The docked phase lasted roughly four days and involved an intensive program of cargo transfer. Through the SPACEHAB double module and the connecting hatches, the crews moved nearly two metric tons of water, food, scientific hardware, experiment samples, and personal equipment between the two vehicles. This transfer period also accomplished the central human objective of the mission: John Blaha formally joined the Mir crew as a resident, while Shannon Lucid gathered her belongings and prepared for her return to Earth. After 188 days aboard the station — a span during which she had conducted scientific experiments, exercised rigorously to mitigate the physiological effects of microgravity, and served as a living example of American-Russian cooperation — Lucid crossed back into Atlantis.

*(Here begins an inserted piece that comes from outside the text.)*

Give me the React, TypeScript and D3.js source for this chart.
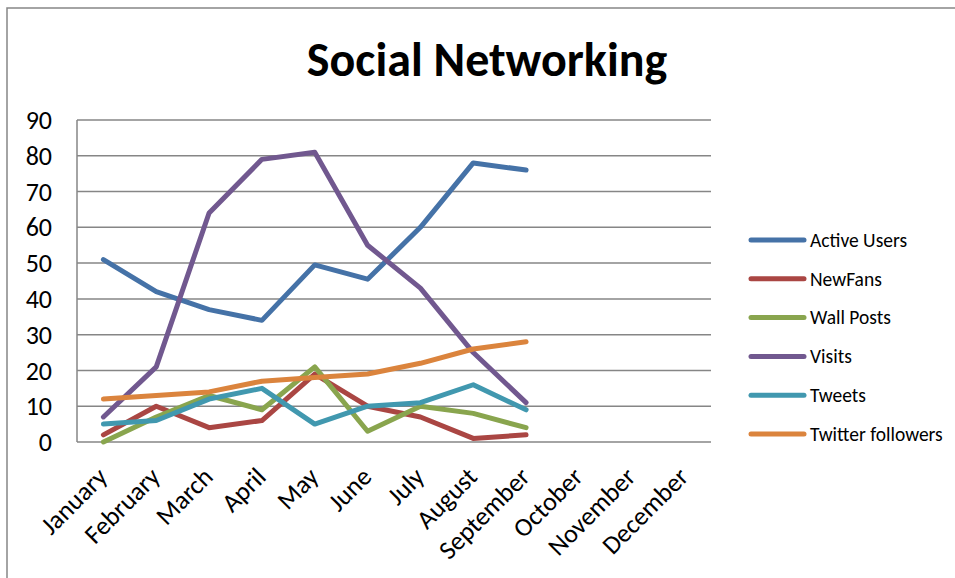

Undocking occurred at approximately 138 hours and 53 minutes into the mission. Atlantis performed separation maneuvers and departed Mir's vicinity, leaving Blaha behind with the Russian cosmonauts Valery Korzun and Aleksandr Kaleri. The Shuttle crew then completed the remaining days of the flight with follow-on experiments and systems monitoring before the deorbit burn, conducted roughly 242 hours and 38 minutes after launch. Atlantis reentered the atmosphere and touched down on the Shuttle Landing Facility at Kennedy Space Center at approximately T+243 hours, 19 minutes into the mission, completing a flight of just over ten days.

Legacy

The significance of STS-79 extended well beyond the operational details of its cargo manifest. Shannon Lucid's return marked a genuine milestone in American spaceflight history. Her 188-day endurance record for an American in space would stand until it was surpassed years later, and her performance — scientifically productive, physically resilient, and diplomatically effective throughout — did much to validate the premise that American astronauts could integrate themselves successfully into the culture of a Russian space station. She was awarded the Congressional Space Medal of Honor by President Clinton following the mission, one of only a small number of astronauts to receive that distinction.

John Blaha's tenure on Mir, beginning with STS-79, continued the chain of American residency that the Shuttle–Mir program was designed to sustain. He would remain aboard the station until the arrival of STS-81 in January 1997, when Jerry Linenger took his place in another crew rotation. The model of logistics and personnel exchange demonstrated by STS-79 — using a large pressurized module to maximize transfer capacity, conducting systematic handover briefings between outgoing and incoming residents, and timing rendezvous to accommodate both vehicles' operational constraints — directly informed the procedures later adopted for servicing the International Space Station.

STS-79 thus occupies a pivotal place in the story of permanent human habitation beyond Earth. It proved that a functioning, repeatable crew rotation system was achievable, transformed an experimental partnership into an operational one, and helped establish the procedural and cultural foundation upon which the most complex international space program ever attempted would subsequently be built.